§ SUPPLIED INFORMATION
--- Begin ---
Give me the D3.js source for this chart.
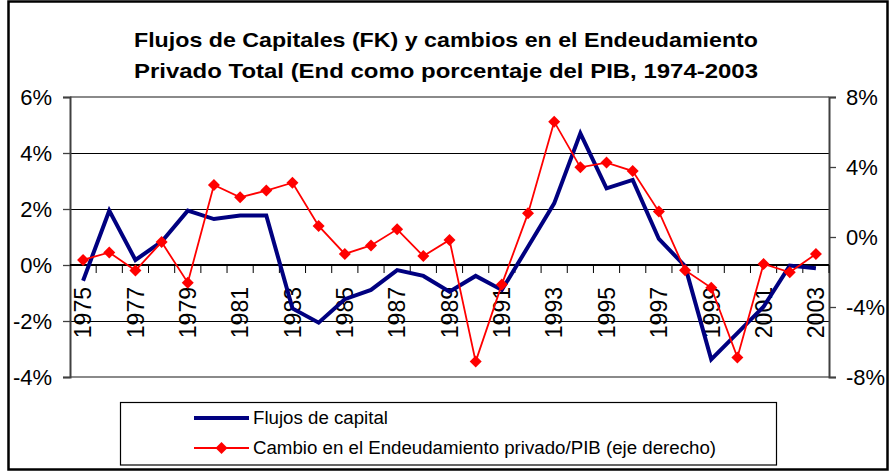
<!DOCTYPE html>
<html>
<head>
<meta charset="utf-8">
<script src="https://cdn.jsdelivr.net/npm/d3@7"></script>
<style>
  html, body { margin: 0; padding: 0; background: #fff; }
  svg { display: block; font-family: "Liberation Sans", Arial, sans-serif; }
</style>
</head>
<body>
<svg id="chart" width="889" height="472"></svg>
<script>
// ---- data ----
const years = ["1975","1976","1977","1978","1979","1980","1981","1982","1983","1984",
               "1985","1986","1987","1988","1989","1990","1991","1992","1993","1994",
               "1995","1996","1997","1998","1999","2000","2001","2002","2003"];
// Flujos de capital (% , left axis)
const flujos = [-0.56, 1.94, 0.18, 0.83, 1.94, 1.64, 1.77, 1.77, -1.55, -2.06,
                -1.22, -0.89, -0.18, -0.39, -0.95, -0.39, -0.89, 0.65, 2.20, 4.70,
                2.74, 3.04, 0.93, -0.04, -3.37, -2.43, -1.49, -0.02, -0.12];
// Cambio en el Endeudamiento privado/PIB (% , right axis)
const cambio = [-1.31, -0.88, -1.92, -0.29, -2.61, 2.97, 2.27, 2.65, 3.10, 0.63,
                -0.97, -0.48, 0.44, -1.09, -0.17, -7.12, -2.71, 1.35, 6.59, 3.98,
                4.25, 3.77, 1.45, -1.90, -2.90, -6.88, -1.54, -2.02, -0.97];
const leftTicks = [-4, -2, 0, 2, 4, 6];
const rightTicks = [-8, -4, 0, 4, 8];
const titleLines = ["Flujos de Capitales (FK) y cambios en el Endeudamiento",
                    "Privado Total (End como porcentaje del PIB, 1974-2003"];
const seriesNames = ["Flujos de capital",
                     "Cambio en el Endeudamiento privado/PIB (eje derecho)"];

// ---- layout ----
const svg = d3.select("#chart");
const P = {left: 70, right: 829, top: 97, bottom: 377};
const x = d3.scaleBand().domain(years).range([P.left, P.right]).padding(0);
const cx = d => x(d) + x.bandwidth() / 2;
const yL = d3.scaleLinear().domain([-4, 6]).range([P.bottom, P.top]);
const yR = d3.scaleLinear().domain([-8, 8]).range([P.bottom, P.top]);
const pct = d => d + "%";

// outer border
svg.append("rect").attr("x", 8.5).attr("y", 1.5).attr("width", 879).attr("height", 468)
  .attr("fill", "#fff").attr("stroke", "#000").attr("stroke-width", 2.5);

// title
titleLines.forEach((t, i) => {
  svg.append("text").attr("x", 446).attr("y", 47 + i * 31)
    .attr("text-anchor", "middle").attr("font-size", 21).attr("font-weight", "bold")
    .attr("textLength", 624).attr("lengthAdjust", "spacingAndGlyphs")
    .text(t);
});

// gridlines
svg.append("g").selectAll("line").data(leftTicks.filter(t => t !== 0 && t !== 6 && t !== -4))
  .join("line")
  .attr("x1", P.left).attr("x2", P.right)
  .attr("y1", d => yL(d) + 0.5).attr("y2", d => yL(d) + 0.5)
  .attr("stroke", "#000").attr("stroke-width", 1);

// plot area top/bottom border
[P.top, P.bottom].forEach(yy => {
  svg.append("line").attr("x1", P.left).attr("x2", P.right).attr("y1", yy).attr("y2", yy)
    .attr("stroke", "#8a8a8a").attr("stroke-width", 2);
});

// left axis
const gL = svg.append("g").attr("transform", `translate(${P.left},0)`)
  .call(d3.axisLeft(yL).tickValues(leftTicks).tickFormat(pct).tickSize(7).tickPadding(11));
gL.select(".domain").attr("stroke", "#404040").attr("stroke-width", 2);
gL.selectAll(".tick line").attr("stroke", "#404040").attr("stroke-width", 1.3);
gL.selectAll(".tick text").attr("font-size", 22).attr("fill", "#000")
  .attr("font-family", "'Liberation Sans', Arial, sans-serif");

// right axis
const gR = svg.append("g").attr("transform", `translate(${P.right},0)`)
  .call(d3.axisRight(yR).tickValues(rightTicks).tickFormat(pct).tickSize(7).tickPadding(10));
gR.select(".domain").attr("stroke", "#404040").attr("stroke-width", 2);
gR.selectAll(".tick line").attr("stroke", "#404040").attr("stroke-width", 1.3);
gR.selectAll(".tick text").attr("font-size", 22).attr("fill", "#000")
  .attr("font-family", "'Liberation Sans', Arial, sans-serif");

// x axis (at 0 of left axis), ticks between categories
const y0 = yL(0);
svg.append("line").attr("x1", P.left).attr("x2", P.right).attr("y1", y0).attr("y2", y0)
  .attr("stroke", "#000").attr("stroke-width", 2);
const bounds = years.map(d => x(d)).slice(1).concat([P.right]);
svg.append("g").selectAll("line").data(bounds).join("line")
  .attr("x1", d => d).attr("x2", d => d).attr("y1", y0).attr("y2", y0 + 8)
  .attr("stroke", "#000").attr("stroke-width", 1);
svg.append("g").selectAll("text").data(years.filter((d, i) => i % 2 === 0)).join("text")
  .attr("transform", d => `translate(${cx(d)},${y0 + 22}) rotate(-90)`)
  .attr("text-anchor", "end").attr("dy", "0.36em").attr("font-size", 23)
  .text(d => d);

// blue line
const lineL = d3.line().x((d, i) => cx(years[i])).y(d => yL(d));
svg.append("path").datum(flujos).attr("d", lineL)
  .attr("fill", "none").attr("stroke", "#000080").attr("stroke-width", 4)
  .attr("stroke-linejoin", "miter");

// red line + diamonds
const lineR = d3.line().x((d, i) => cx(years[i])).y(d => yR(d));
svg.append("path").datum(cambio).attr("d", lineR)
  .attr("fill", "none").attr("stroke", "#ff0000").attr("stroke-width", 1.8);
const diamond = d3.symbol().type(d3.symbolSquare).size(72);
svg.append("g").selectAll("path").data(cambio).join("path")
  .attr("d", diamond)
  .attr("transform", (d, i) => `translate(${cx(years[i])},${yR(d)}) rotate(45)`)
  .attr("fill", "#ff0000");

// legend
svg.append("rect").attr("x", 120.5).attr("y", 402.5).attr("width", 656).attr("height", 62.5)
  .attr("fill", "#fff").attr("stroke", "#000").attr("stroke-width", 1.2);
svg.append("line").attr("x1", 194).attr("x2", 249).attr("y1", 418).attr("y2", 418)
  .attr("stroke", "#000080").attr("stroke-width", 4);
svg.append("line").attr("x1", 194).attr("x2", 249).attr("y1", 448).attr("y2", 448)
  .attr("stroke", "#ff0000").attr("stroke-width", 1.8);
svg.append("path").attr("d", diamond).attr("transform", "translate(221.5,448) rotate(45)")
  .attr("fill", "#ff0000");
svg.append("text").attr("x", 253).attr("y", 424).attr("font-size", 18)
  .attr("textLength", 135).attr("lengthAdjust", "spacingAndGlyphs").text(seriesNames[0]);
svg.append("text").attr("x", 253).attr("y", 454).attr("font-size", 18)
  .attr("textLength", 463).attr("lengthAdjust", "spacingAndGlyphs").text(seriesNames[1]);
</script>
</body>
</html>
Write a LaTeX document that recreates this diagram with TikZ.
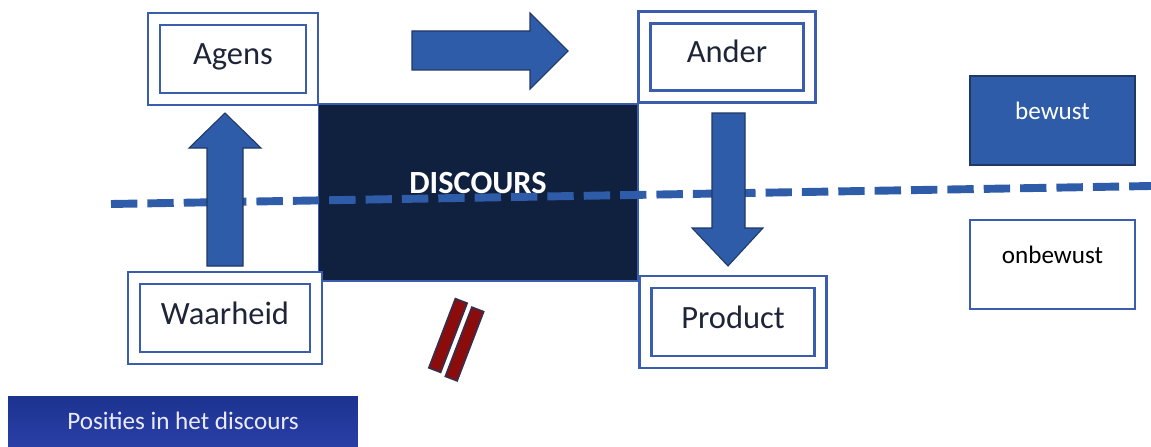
--- End ---
§ GOAL OF THE EXERCISE
Skip the images and write out the rest of the listing exactly.

§ EXERCISE RESPONSE
Give me the D3.js source for this chart.
<!DOCTYPE html>
<html>
<head>
<meta charset="utf-8">
<script src="https://cdn.jsdelivr.net/npm/d3@7"></script>
<style>
  html, body { margin: 0; padding: 0; background: #fff; }
  svg { display: block; font-family: "Liberation Sans", Arial, sans-serif; }
</style>
</head>
<body>
<svg id="chart" width="889" height="472"></svg>
<script>
// ---- data ----
const years = ["1975","1976","1977","1978","1979","1980","1981","1982","1983","1984",
               "1985","1986","1987","1988","1989","1990","1991","1992","1993","1994",
               "1995","1996","1997","1998","1999","2000","2001","2002","2003"];
// Flujos de capital (% , left axis)
const flujos = [-0.56, 1.94, 0.18, 0.83, 1.94, 1.64, 1.77, 1.77, -1.55, -2.06,
                -1.22, -0.89, -0.18, -0.39, -0.95, -0.39, -0.89, 0.65, 2.20, 4.70,
                2.74, 3.04, 0.93, -0.04, -3.37, -2.43, -1.49, -0.02, -0.12];
// Cambio en el Endeudamiento privado/PIB (% , right axis)
const cambio = [-1.31, -0.88, -1.92, -0.29, -2.61, 2.97, 2.27, 2.65, 3.10, 0.63,
                -0.97, -0.48, 0.44, -1.09, -0.17, -7.12, -2.71, 1.35, 6.59, 3.98,
                4.25, 3.77, 1.45, -1.90, -2.90, -6.88, -1.54, -2.02, -0.97];
const leftTicks = [-4, -2, 0, 2, 4, 6];
const rightTicks = [-8, -4, 0, 4, 8];
const titleLines = ["Flujos de Capitales (FK) y cambios en el Endeudamiento",
                    "Privado Total (End como porcentaje del PIB, 1974-2003"];
const seriesNames = ["Flujos de capital",
                     "Cambio en el Endeudamiento privado/PIB (eje derecho)"];

// ---- layout ----
const svg = d3.select("#chart");
const P = {left: 70, right: 829, top: 97, bottom: 377};
const x = d3.scaleBand().domain(years).range([P.left, P.right]).padding(0);
const cx = d => x(d) + x.bandwidth() / 2;
const yL = d3.scaleLinear().domain([-4, 6]).range([P.bottom, P.top]);
const yR = d3.scaleLinear().domain([-8, 8]).range([P.bottom, P.top]);
const pct = d => d + "%";

// outer border
svg.append("rect").attr("x", 8.5).attr("y", 1.5).attr("width", 879).attr("height", 468)
  .attr("fill", "#fff").attr("stroke", "#000").attr("stroke-width", 2.5);

// title
titleLines.forEach((t, i) => {
  svg.append("text").attr("x", 446).attr("y", 47 + i * 31)
    .attr("text-anchor", "middle").attr("font-size", 21).attr("font-weight", "bold")
    .attr("textLength", 624).attr("lengthAdjust", "spacingAndGlyphs")
    .text(t);
});

// gridlines
svg.append("g").selectAll("line").data(leftTicks.filter(t => t !== 0 && t !== 6 && t !== -4))
  .join("line")
  .attr("x1", P.left).attr("x2", P.right)
  .attr("y1", d => yL(d) + 0.5).attr("y2", d => yL(d) + 0.5)
  .attr("stroke", "#000").attr("stroke-width", 1);

// plot area top/bottom border
[P.top, P.bottom].forEach(yy => {
  svg.append("line").attr("x1", P.left).attr("x2", P.right).attr("y1", yy).attr("y2", yy)
    .attr("stroke", "#8a8a8a").attr("stroke-width", 2);
});

// left axis
const gL = svg.append("g").attr("transform", `translate(${P.left},0)`)
  .call(d3.axisLeft(yL).tickValues(leftTicks).tickFormat(pct).tickSize(7).tickPadding(11));
gL.select(".domain").attr("stroke", "#404040").attr("stroke-width", 2);
gL.selectAll(".tick line").attr("stroke", "#404040").attr("stroke-width", 1.3);
gL.selectAll(".tick text").attr("font-size", 22).attr("fill", "#000")
  .attr("font-family", "'Liberation Sans', Arial, sans-serif");

// right axis
const gR = svg.append("g").attr("transform", `translate(${P.right},0)`)
  .call(d3.axisRight(yR).tickValues(rightTicks).tickFormat(pct).tickSize(7).tickPadding(10));
gR.select(".domain").attr("stroke", "#404040").attr("stroke-width", 2);
gR.selectAll(".tick line").attr("stroke", "#404040").attr("stroke-width", 1.3);
gR.selectAll(".tick text").attr("font-size", 22).attr("fill", "#000")
  .attr("font-family", "'Liberation Sans', Arial, sans-serif");

// x axis (at 0 of left axis), ticks between categories
const y0 = yL(0);
svg.append("line").attr("x1", P.left).attr("x2", P.right).attr("y1", y0).attr("y2", y0)
  .attr("stroke", "#000").attr("stroke-width", 2);
const bounds = years.map(d => x(d)).slice(1).concat([P.right]);
svg.append("g").selectAll("line").data(bounds).join("line")
  .attr("x1", d => d).attr("x2", d => d).attr("y1", y0).attr("y2", y0 + 8)
  .attr("stroke", "#000").attr("stroke-width", 1);
svg.append("g").selectAll("text").data(years.filter((d, i) => i % 2 === 0)).join("text")
  .attr("transform", d => `translate(${cx(d)},${y0 + 22}) rotate(-90)`)
  .attr("text-anchor", "end").attr("dy", "0.36em").attr("font-size", 23)
  .text(d => d);

// blue line
const lineL = d3.line().x((d, i) => cx(years[i])).y(d => yL(d));
svg.append("path").datum(flujos).attr("d", lineL)
  .attr("fill", "none").attr("stroke", "#000080").attr("stroke-width", 4)
  .attr("stroke-linejoin", "miter");

// red line + diamonds
const lineR = d3.line().x((d, i) => cx(years[i])).y(d => yR(d));
svg.append("path").datum(cambio).attr("d", lineR)
  .attr("fill", "none").attr("stroke", "#ff0000").attr("stroke-width", 1.8);
const diamond = d3.symbol().type(d3.symbolSquare).size(72);
svg.append("g").selectAll("path").data(cambio).join("path")
  .attr("d", diamond)
  .attr("transform", (d, i) => `translate(${cx(years[i])},${yR(d)}) rotate(45)`)
  .attr("fill", "#ff0000");

// legend
svg.append("rect").attr("x", 120.5).attr("y", 402.5).attr("width", 656).attr("height", 62.5)
  .attr("fill", "#fff").attr("stroke", "#000").attr("stroke-width", 1.2);
svg.append("line").attr("x1", 194).attr("x2", 249).attr("y1", 418).attr("y2", 418)
  .attr("stroke", "#000080").attr("stroke-width", 4);
svg.append("line").attr("x1", 194).attr("x2", 249).attr("y1", 448).attr("y2", 448)
  .attr("stroke", "#ff0000").attr("stroke-width", 1.8);
svg.append("path").attr("d", diamond).attr("transform", "translate(221.5,448) rotate(45)")
  .attr("fill", "#ff0000");
svg.append("text").attr("x", 253).attr("y", 424).attr("font-size", 18)
  .attr("textLength", 135).attr("lengthAdjust", "spacingAndGlyphs").text(seriesNames[0]);
svg.append("text").attr("x", 253).attr("y", 454).attr("font-size", 18)
  .attr("textLength", 463).attr("lengthAdjust", "spacingAndGlyphs").text(seriesNames[1]);
</script>
</body>
</html>
Write a LaTeX document that recreates this diagram with TikZ.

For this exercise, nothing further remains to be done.